SET EXERCISE: Show every line in the entries below where the word "this" appears.

DATA TO PROCESS:

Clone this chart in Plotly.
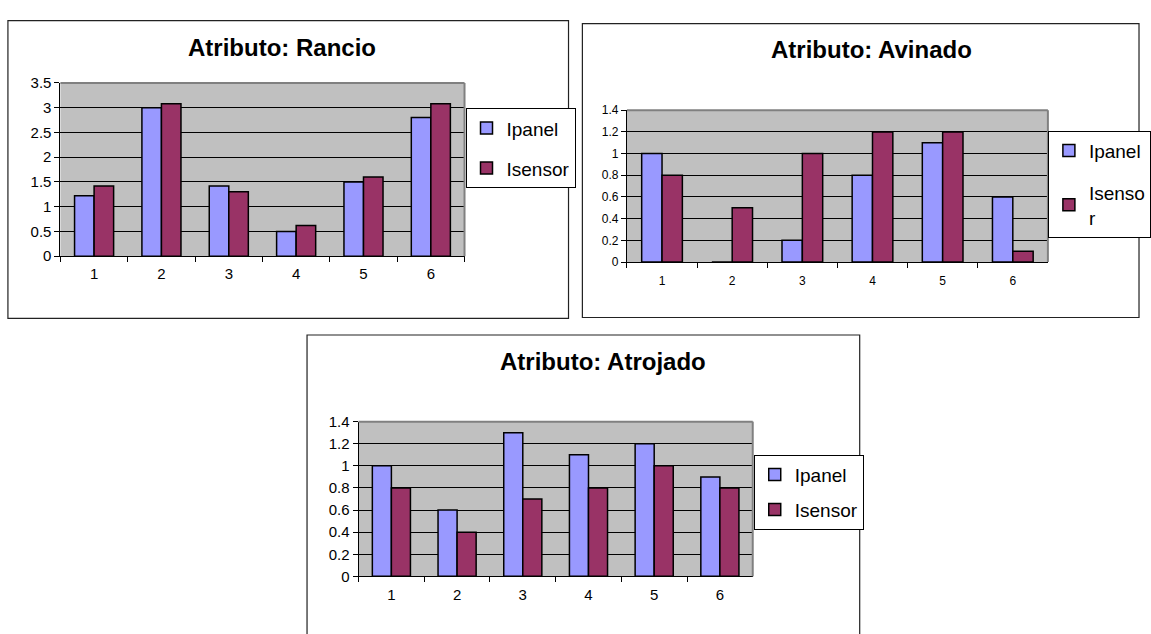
* * *
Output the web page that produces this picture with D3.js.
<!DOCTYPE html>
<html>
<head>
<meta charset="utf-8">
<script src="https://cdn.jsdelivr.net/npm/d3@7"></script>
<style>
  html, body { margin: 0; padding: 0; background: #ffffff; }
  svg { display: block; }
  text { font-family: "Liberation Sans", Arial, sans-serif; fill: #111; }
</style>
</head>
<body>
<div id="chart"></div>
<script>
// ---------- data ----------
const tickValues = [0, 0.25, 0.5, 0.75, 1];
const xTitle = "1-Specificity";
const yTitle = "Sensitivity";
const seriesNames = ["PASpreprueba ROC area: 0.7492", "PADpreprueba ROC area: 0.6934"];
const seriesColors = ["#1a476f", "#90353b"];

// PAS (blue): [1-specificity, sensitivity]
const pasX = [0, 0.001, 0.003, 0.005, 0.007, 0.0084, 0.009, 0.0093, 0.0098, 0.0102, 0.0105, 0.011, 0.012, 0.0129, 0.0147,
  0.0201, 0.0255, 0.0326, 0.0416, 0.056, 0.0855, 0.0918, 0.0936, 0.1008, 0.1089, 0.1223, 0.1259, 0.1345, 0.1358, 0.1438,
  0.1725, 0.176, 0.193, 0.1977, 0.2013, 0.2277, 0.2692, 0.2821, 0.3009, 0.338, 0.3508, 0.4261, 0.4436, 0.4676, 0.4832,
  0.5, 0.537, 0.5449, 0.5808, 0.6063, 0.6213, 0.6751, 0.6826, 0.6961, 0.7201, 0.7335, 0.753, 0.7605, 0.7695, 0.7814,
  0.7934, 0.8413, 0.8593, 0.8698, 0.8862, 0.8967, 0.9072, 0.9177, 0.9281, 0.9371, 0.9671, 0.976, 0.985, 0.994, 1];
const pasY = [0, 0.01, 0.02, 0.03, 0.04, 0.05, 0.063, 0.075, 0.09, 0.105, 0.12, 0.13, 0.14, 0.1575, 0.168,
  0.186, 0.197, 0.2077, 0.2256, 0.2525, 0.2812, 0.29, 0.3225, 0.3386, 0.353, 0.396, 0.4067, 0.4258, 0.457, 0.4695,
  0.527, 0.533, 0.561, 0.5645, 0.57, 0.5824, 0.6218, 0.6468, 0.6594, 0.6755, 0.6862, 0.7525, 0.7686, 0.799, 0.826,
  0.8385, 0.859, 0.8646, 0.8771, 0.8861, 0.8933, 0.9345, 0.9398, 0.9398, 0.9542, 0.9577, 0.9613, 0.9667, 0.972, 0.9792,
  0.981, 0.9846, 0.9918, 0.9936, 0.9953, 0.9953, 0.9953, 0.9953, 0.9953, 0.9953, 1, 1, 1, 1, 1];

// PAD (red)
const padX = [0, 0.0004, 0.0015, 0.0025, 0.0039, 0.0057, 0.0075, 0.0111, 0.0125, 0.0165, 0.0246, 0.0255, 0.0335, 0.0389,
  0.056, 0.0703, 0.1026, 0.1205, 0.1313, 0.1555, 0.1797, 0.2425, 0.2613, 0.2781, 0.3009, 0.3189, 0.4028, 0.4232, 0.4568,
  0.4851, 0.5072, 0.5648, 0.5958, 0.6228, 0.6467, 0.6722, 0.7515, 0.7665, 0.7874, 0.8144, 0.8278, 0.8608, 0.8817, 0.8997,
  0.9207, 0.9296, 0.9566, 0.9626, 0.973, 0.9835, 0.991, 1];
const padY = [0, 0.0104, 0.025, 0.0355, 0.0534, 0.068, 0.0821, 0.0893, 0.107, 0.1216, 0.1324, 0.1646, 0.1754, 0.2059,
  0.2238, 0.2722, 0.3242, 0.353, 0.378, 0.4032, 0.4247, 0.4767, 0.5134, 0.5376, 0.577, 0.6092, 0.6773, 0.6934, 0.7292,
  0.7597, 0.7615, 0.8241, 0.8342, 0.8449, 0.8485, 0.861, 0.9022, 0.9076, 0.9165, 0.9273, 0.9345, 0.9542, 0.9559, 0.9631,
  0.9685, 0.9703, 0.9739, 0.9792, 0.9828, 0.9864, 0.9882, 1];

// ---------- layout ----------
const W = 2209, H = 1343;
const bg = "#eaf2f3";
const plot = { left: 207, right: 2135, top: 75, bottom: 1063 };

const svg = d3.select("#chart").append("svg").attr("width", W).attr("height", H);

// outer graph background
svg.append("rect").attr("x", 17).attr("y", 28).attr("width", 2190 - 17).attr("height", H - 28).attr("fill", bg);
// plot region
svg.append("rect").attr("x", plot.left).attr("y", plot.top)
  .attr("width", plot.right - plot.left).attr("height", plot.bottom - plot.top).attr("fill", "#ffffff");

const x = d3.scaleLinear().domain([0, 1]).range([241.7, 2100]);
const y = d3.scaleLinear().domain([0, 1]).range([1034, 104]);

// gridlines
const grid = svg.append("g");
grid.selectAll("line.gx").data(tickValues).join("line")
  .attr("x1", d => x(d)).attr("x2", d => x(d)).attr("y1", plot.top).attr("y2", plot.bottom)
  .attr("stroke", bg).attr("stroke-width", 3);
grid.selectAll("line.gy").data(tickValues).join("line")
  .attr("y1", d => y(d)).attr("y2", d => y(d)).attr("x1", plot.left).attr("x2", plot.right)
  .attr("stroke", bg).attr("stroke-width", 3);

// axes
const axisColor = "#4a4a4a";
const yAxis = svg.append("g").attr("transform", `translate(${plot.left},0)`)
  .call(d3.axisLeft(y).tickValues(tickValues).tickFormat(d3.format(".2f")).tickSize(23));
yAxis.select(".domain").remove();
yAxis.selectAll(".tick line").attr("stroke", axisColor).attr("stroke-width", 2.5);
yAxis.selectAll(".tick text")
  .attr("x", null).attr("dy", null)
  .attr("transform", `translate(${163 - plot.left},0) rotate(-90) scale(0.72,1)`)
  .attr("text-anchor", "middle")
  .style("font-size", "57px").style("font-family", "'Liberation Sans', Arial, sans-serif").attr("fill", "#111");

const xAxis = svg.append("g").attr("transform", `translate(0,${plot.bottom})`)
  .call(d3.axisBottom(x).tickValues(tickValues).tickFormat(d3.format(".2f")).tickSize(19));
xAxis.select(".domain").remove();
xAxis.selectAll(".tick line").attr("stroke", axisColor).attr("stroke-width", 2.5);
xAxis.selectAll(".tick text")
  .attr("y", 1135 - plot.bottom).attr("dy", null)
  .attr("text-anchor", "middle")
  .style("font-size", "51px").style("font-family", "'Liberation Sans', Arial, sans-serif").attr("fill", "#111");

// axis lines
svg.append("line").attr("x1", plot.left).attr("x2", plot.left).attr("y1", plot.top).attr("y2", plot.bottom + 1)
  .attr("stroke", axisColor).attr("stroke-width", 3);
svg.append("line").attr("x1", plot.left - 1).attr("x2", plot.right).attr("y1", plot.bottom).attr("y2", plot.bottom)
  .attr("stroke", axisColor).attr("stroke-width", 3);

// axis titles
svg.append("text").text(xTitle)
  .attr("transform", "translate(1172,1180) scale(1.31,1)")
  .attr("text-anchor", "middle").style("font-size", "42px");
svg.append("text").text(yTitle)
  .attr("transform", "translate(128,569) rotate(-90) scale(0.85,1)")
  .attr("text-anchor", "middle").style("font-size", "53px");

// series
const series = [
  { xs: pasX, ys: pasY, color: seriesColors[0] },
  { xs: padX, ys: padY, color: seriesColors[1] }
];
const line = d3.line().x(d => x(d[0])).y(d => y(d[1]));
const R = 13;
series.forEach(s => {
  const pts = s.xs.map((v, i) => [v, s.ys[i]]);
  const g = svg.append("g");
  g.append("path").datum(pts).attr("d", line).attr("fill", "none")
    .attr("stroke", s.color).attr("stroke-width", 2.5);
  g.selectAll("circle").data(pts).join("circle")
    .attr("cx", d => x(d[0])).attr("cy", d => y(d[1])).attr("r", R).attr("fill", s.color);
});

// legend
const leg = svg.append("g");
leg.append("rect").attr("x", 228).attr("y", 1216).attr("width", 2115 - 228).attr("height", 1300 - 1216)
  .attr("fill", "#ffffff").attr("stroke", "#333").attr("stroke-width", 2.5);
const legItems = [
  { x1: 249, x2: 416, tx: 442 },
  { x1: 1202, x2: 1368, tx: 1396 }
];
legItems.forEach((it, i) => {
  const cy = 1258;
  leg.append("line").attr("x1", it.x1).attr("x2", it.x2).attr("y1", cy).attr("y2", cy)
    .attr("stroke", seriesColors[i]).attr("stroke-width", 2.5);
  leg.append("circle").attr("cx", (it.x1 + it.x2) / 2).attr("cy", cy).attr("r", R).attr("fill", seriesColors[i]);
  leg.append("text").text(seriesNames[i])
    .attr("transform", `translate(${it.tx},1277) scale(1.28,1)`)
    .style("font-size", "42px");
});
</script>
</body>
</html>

EXERCISE RESPONSE:
Clone this chart in Plotly.
Output the web page that produces this picture with D3.js.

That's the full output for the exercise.